Drs Adhi Krisna M.Ed dosen STSI Padangpanjang pernah bicara, kita tidak butuh lagi dialog seni maupun budaya, tetapi yang penting adalah kerja nyata dan bukan sekedar wacana. Jika kita amati apa yang terjadi pada MERAPI 2009 tampaknya kearifan lokal sudah mendasari kerja nyata pemerintah daerah Kecamatan Canduang, sebagai wilayah baru pemekaran kecamatan di Kabupaten Agam, kecamatan ini sudah membuat terobosan baru yang di dukung oleh Bupati Agam dan Walikota Bukittinggi, itu nilainya sangat mahal dan tidak bisa diimbangi oleh acungan jempol belaka. Dibawah komando saudara Yohardi seluruh masyarakat berpartisipasi aktif dan merasa memiliki acara yang dikonsep sebagai media pertahanan seni tradisi.

MERAPI 2009 telah menggoreskan Tinta Emas pada catatan sejarah budaya nasional.
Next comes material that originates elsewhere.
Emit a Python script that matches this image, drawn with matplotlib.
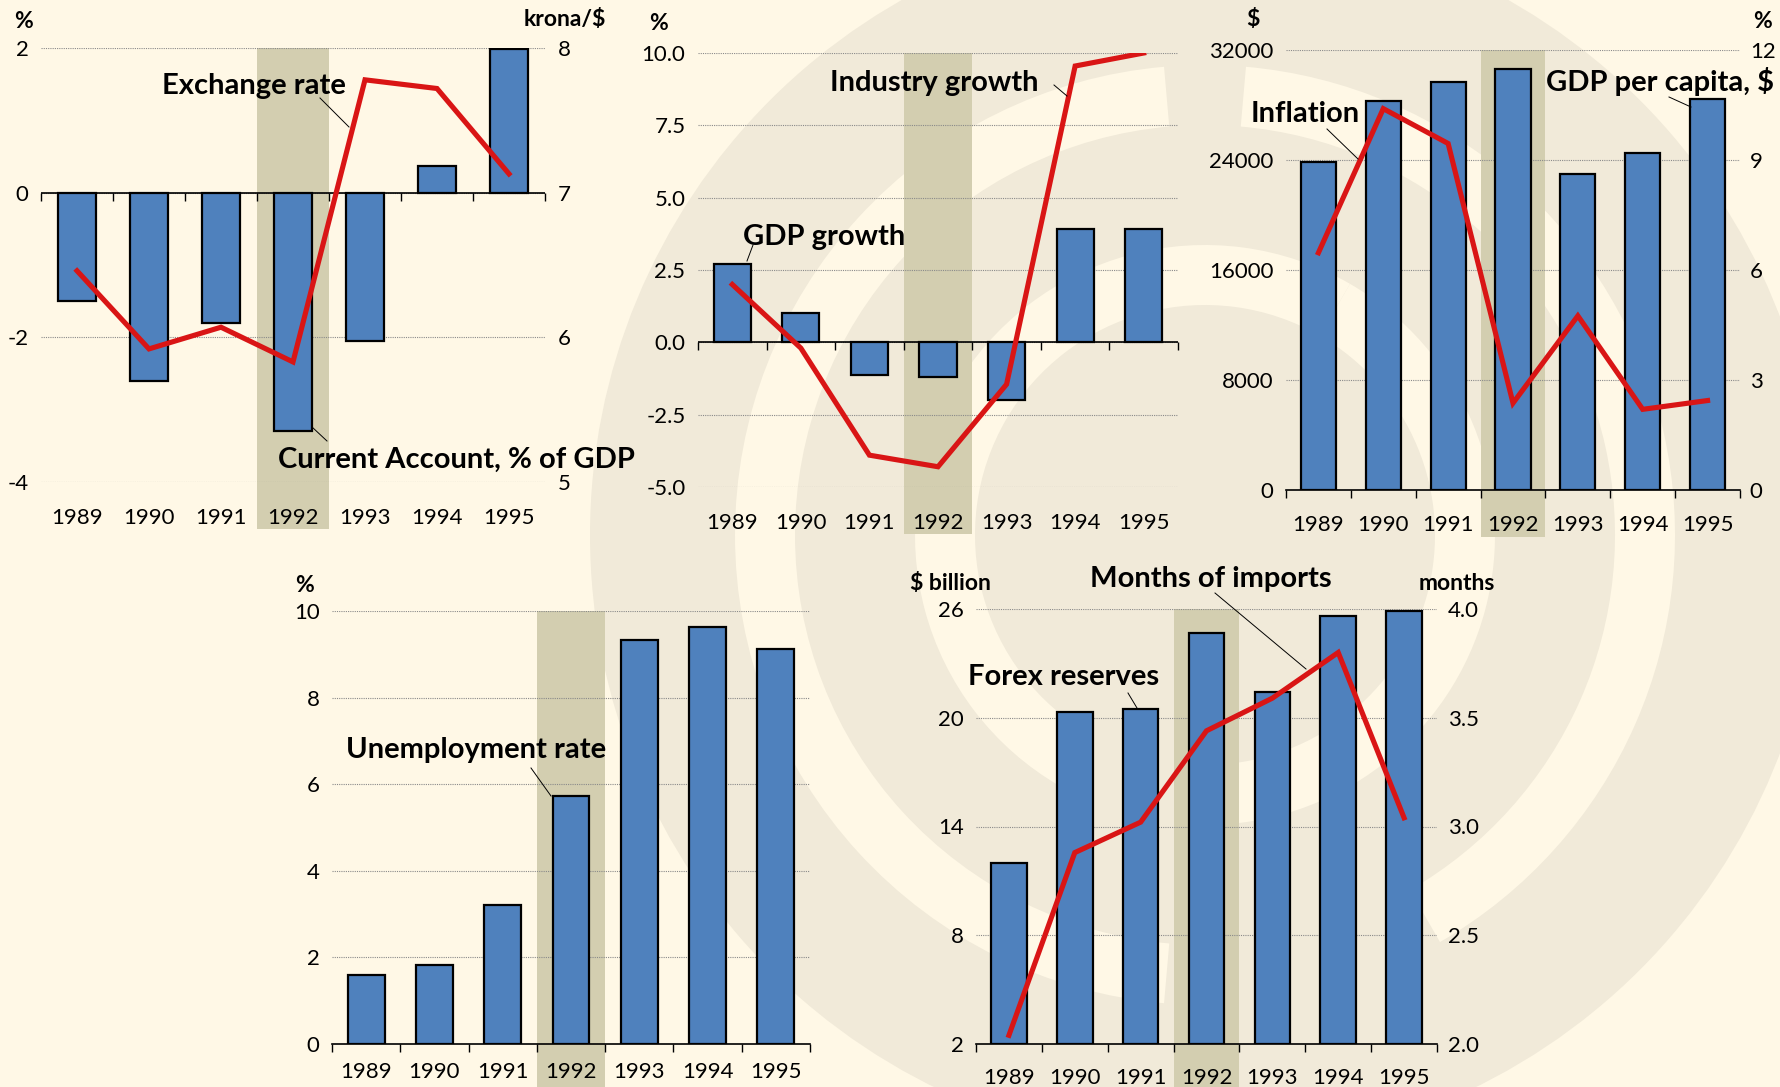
import numpy as np
import matplotlib
matplotlib.use("Agg")
import matplotlib.pyplot as plt
from matplotlib.patches import Rectangle, Circle, Wedge
from matplotlib.lines import Line2D

# ── Data ──────────────────────────────────────────────────────────────────────
years = ["1989", "1990", "1991", "1992", "1993", "1994", "1995"]

current_account = [-1.5, -2.6, -1.8, -3.3, -2.05, 0.37, 1.98]      # % of GDP
exchange_rate   = [6.46, 5.92, 6.07, 5.83, 7.78, 7.72, 7.13]       # krona/$

gdp_growth      = [2.7, 1.0, -1.13, -1.2, -2.0, 3.9, 3.9]          # %
industry_growth = [2.0, -0.2, -3.9, -4.3, -1.45, 9.55, 10.0]       # %

gdp_per_capita  = [23860, 28260, 29660, 30620, 22980, 24520, 28410]  # $
inflation       = [6.47, 10.4, 9.45, 2.37, 4.75, 2.2, 2.44]          # %

unemployment    = [1.6, 1.82, 3.2, 5.72, 9.32, 9.62, 9.13]           # %

forex_reserves  = [12.0, 20.3, 20.5, 24.7, 21.4, 25.6, 25.9]         # $ billion
import_months   = [2.04, 2.88, 3.02, 3.44, 3.59, 3.80, 3.04]         # months

# ── Style ─────────────────────────────────────────────────────────────────────
CREAM = "#FFF8E6"
BEIGE = "#F1EAD9"
SHADE = "#D3CEB0"
BLUE  = "#4F81BD"
RED   = "#D91515"
GRID  = "#8A8A8A"
plt.rcParams["font.family"] = ["Lato", "DejaVu Sans"]
TICK_FS = 16
ANN_FS = 21
UNIT_FS = 16.5

W, H, DPI = 1781, 1087, 100
fig = plt.figure(figsize=(W / DPI, H / DPI), dpi=DPI)
fig.patch.set_facecolor(CREAM)


def rect(x0, y0, x1, y1):
    """pixel box (top-left origin) -> figure fraction rect"""
    return [x0 / W, 1 - y1 / H, (x1 - x0) / W, (y1 - y0) / H]


def fx(x, y):
    return x / W, 1 - y / H


# ── Watermark (faint logo in background) ──────────────────────────────────────
bg = fig.add_axes([0, 0, 1, 1], zorder=-10)
bg.set_xlim(0, W)
bg.set_ylim(H, 0)
bg.axis("off")
bg.add_patch(Circle((1205, 535), 615, color=BEIGE, lw=0))
bg.add_patch(Wedge((1205, 535), 470, 95, 265, width=60, color=CREAM, lw=0))
bg.add_patch(Wedge((1205, 535), 470, -85, 60, width=60, color=CREAM, lw=0))
bg.add_patch(Wedge((1205, 535), 290, 120, 300, width=60, color=CREAM, lw=0))
bg.add_patch(Wedge((1205, 535), 290, -60, 90, width=60, color=CREAM, lw=0))
bg.add_patch(Wedge((300, -150), 520, -40, 10, width=90, color=BEIGE, lw=0))

x = np.arange(len(years))
bounds = np.arange(-0.5, len(years), 1.0)


def panel(box, ylim, yticks, yfmt, label_pad):
    ax = fig.add_axes(rect(*box))
    ax.set_facecolor("none")
    ax.set_xlim(-0.5, len(years) - 0.5)
    ax.set_ylim(*ylim)
    ax.set_yticks(yticks)
    ax.set_yticklabels([yfmt.format(v) for v in yticks])
    ax.tick_params(axis="y", length=0, pad=9, labelsize=TICK_FS)
    for s in ax.spines.values():
        s.set_visible(False)
    ax.grid(axis="y", color=GRID, lw=0.8, ls=(0, (1, 1)))
    ax.set_axisbelow(True)
    ax.set_xticks(x)
    ax.set_xticklabels(years)
    ax.tick_params(axis="x", which="major", length=0, pad=label_pad, labelsize=TICK_FS)
    # shaded crisis year 1992
    trans = ax.get_xaxis_transform()
    ext = 47 / (box[3] - box[1])
    ax.add_patch(Rectangle((2.5, -ext), 1.0, 1 + ext, transform=trans,
                           facecolor=SHADE, edgecolor="none", zorder=0.5, clip_on=False))
    return ax


def baseline_at_zero(ax):
    ax.axhline(0, color="black", lw=1.2, zorder=2)
    ax.plot(bounds, np.zeros_like(bounds), ls="none", marker=3, ms=6, mew=1,
            color="black", clip_on=False, zorder=2)


def baseline_bottom(ax):
    ax.spines["bottom"].set_visible(True)
    ax.spines["bottom"].set_linewidth(1.2)
    ax.set_xticks(bounds, minor=True)
    ax.tick_params(axis="x", which="minor", length=6, width=1, direction="out")


def bars(ax, vals, bottom=0):
    ax.bar(x, np.array(vals) - bottom, bottom=bottom, width=0.54, color=BLUE,
           edgecolor="black", linewidth=1.6, zorder=3)


def right_axis(ax, ylim, yticks, yfmt, pad=8):
    ax2 = ax.twinx()
    ax2.set_ylim(*ylim)
    ax2.set_yticks(yticks)
    ax2.set_yticklabels([yfmt.format(v) for v in yticks])
    ax2.tick_params(axis="y", length=0, pad=pad, labelsize=TICK_FS)
    for s in ax2.spines.values():
        s.set_visible(False)
    return ax2


def redline(ax, vals):
    ax.plot(x, vals, color=RED, lw=3.7, solid_joinstyle="miter", zorder=4)


def label(text, cx, cy, size=ANN_FS):
    fig.text(*fx(cx, cy), text, ha="center", va="center", fontsize=size,
             fontweight="bold", zorder=10)


def leader(x0, y0, x1, y1):
    (a, b), (c, d) = fx(x0, y0), fx(x1, y1)
    fig.add_artist(Line2D([a, c], [b, d], transform=fig.transFigure,
                          color="black", lw=0.7, zorder=10))


# ── Panel 1: current account + exchange rate ─────────────────────────────────
ax1 = panel((41, 48, 545, 482), (-4, 2), [-4, -2, 0, 2], "{:g}", 19)
baseline_at_zero(ax1)
bars(ax1, current_account)
ax1b = right_axis(ax1, (5, 8), [5, 6, 7, 8], "{:g}", pad=9)
redline(ax1b, exchange_rate)
label("%", 24, 21, UNIT_FS)
label("krona/$", 565, 19, UNIT_FS)
label("Exchange rate", 254, 86)
leader(320, 98, 349, 127)
label("Current Account, % of GDP", 456, 460)
leader(312, 427, 327, 441)

# ── Panel 2: GDP growth + industry growth ────────────────────────────────────
ax2 = panel((698, 53, 1178, 487), (-5, 10), [-5, -2.5, 0, 2.5, 5, 7.5, 10], "{:.1f}", 19)
baseline_at_zero(ax2)
bars(ax2, gdp_growth)
redline(ax2, industry_growth)
label("%", 659, 24, UNIT_FS)
label("Industry growth", 934, 83)
leader(1054, 85, 1067, 96)
label("GDP growth", 824, 237)
leader(753, 245, 747, 261)

# ── Panel 3: GDP per capita + inflation ──────────────────────────────────────
ax3 = panel((1286, 50, 1740, 490), (0, 32000), [0, 8000, 16000, 24000, 32000], "{:d}", 18)
baseline_bottom(ax3)
bars(ax3, gdp_per_capita)
ax3b = right_axis(ax3, (0, 12), [0, 3, 6, 9, 12], "{:d}", pad=7)
redline(ax3b, inflation)
label("$", 1253, 19, UNIT_FS)
label("%", 1763, 21, UNIT_FS)
label("Inflation", 1305, 114)
leader(1327, 129, 1358, 159)
label("GDP per capita, $", 1660, 81)
leader(1669, 97, 1691, 107)

# ── Panel 4: unemployment ────────────────────────────────────────────────────
ax4 = panel((332, 611, 810, 1044), (0, 10), [0, 2, 4, 6, 8, 10], "{:d}", 13)
baseline_bottom(ax4)
bars(ax4, unemployment)
label("%", 305, 585, UNIT_FS)
label("Unemployment rate", 476, 750)
leader(531, 768, 551, 796)

# ── Panel 5: forex reserves + months of imports ──────────────────────────────
ax5 = panel((976, 609, 1437, 1044), (2, 26), [2, 8, 14, 20, 26], "{:d}", 17)
baseline_bottom(ax5)
bars(ax5, forex_reserves, bottom=2)
ax5b = right_axis(ax5, (2, 4), [2.0, 2.5, 3.0, 3.5, 4.0], "{:.1f}", pad=8)
redline(ax5b, import_months)
label("$ billion", 950, 584, UNIT_FS)
label("months", 1457, 583, UNIT_FS)
label("Months of imports", 1211, 579)
leader(1215, 593, 1306, 669)
label("Forex reserves", 1064, 677)
leader(1128, 693, 1137, 708)

fig.savefig("out.png", dpi=DPI, facecolor=CREAM)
Beragam hasil industri rakyat dipajang pada stand pameran bermuatan lokal. Selama lima hari lereng Merapi nan asri menjadi kantong wisata sajian tradisi, seperti alek nagari, khatam Alqur’an, MTQ, pencak silat, petatah petitih, dan dikie rabano serta banyak sajian lain sebagai aset budaya.
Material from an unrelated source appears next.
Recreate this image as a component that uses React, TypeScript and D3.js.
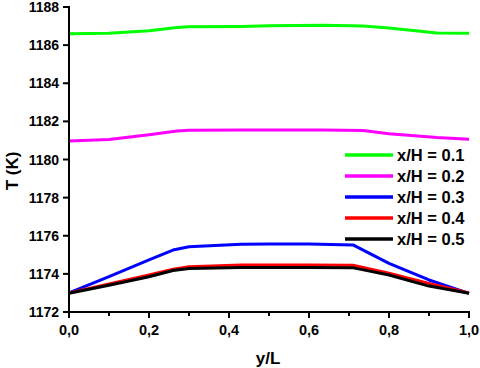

Merapi menjulang di depan mata, berhias pohon di bawah mega, Badorai menangis bersahaja, minta disapa Dinas Wisata, apalagi yang dinanti, dari jauh tampak terhampar kota Bukittinggi, kota wisata yang terpublikasi. Semestinya agen-agen wisata segera melirik merapi dengan tradisinya yang asli, menjadikan Jogjakarta sebagai perbandingan nyata. Kali Urang di Yogyakarta menjadi tujuan wisata mancanegara, tapi Lasi di Bukittinggi sampai kini masih sepi. Even Merapi 2009 yang diselenggarakan pada 11 hingga 15 Juli 2009 telah memberi angin segar pegunungan asli, menggelar budaya tradisi sebagai aset negeri.